I’m still riding high on a fluffy cloud, pumped full of euphoria after a week at Houston Quilt Market. It has been my dream for years and years to someday be a designer in the Bernina Fashion Show. But as I said, it was a “dream” which pretty much sums it all up. So often our dreams remain just that…something we can only imagine but this time the dream was a reality. After years of thinking about submitting a portfolio, I finally did it.
This wasn’t something I decided spur of the moment. I set a goal about five years ago after finishing a jacket in a wearable art class taught by Vince Quevedo at the University of Nebraska. I was determined to sew one or two really great creations a year that could someday be a part of the portfolio that would hopefully get me into the show. Last fall I realized that my portfolio was now pretty sizeable and decided it was now or never. I nearly missed the deadline but managed to complete my portfolio in the “11th” hour and then overnighted it to Houston. I was beside myself with excitement to find out that I had been chosen to design for the 2008 show Rendezvous.
To say that this garment became an obsession of mine is an understatement. From the time I first found out I had gotten into the show, I thought about that creation every waking hour and even some of my sleeping ones. I had all but memorized every Fairfield and Bernina Fashion Show tape in my possession since 1992 when I first began ordering the fashion show tapes. Go to my website (http://www.designonawhim.com/) and read about the process of designing my garment. It was quite a process.
So to finally be sitting in the audience with eight of the favorite women in my life who had flown in from all over the country to join me for the week was a high I won’t come down from for awhile. Sunday night I watched the show with my 87 year old mom, sister Jan Sittler and Seattle daughter Ginger. I was so nervous until my garment came out. It was the biggest rush to see it parade down the runway with my name in lights on the screens on the side of the stage. The garments in the show were simply spectacular
and to have my design shown in the company of such quality work was the highlight of my sewing career! My friends from Sulky were appropriately rowdy and it was such fun to savor this incredible moment. Thursday night I watched the show with four of my closest Nebraska girlfriends, my sis, mom and New York City daughter, Dawn. As I watched the show for the second time I was able to relax and enjoy every single garment as it came out. After the show I went to a reception honoring the designers and it was such fun to meet some of the other women whose creations I admired. Then we were off to join my girlfriends who were waiting in the Hilton lounge for further celebration. My friend summed it up perfectly in her toast as she said, “Tonight I saw my friend realize a dream”. As we headed back to our room for the night, we met a crazy group of pajama clad women from Quilting Arts magazine who were partying the night away. They shared their laughs as well as their glow in the dark bracelets with us which was the perfect end to a perfect evening.
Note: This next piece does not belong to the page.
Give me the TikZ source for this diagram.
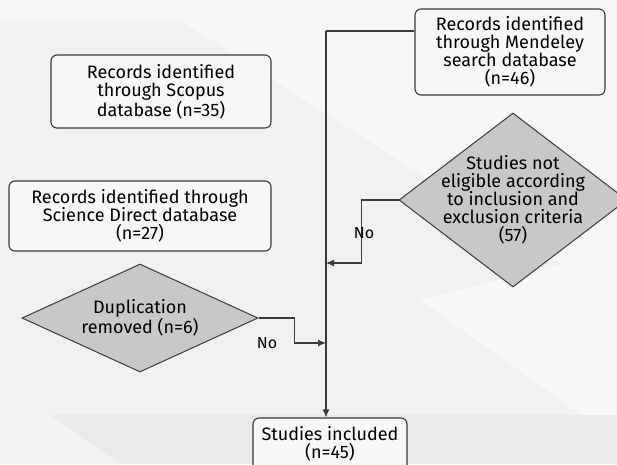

I took three incredibly inspiring classes in Houston. “Enriching the Surface” taught by Ginny Eckley was a fun filled day of dying an array of silks in various dye baths with the simplest technique imaginable. “Sheer Bliss” taught by Maggie Weiss was an ingenious use of layered, collaged sheers. And finally, Halloween was spent with Starr Hagenbring who treated us with “adult grapejuice” and her endless energy as we painted on fabric and learned some of the techniques that made her the hands down winner of last year’s Bernina Fashion Show.
Other show highlights included meeting my idol, Jay McCarroll (winner of Season One Project Runway), who remembered my garment from the Sunday night fashion show and gave me his autographed postcard which now hangs in my sewing studio.
My sister is an incredible quilter and earned the honor to have her quilt on display in the AQA pictoral quilt division. So we had the fun of celebrating her honor as well and I proudly gave personal commentary on her quilt with admirers any time I was in the area. And to have our mom with us who taught both my sister and I to sew was truly the highlight of the week for all of us! She was so proud of her two daughters.
Saturday was yet another fun day as I watched the informal modeling of my garment and had the chance to talk about the creation process in a “meet the designer” session. I got more great pictures for my already bulging scrapbook.
Special thanks to Mom (Tena Luebbe), Sister Jan Sittler, Daughters Ginger Gloystein and Dawn Luebbe), and friends Susan Ferris, Terri Huss, Kathy Schulz and Gail Miller who made the week so special by joining me in Houston for one of the best weeks of my life! And I couldn’t have accomplished this project without Lori Hampton, my sewing expert extraordinaire who helped me see this garment to completion and got me unstuck along the way!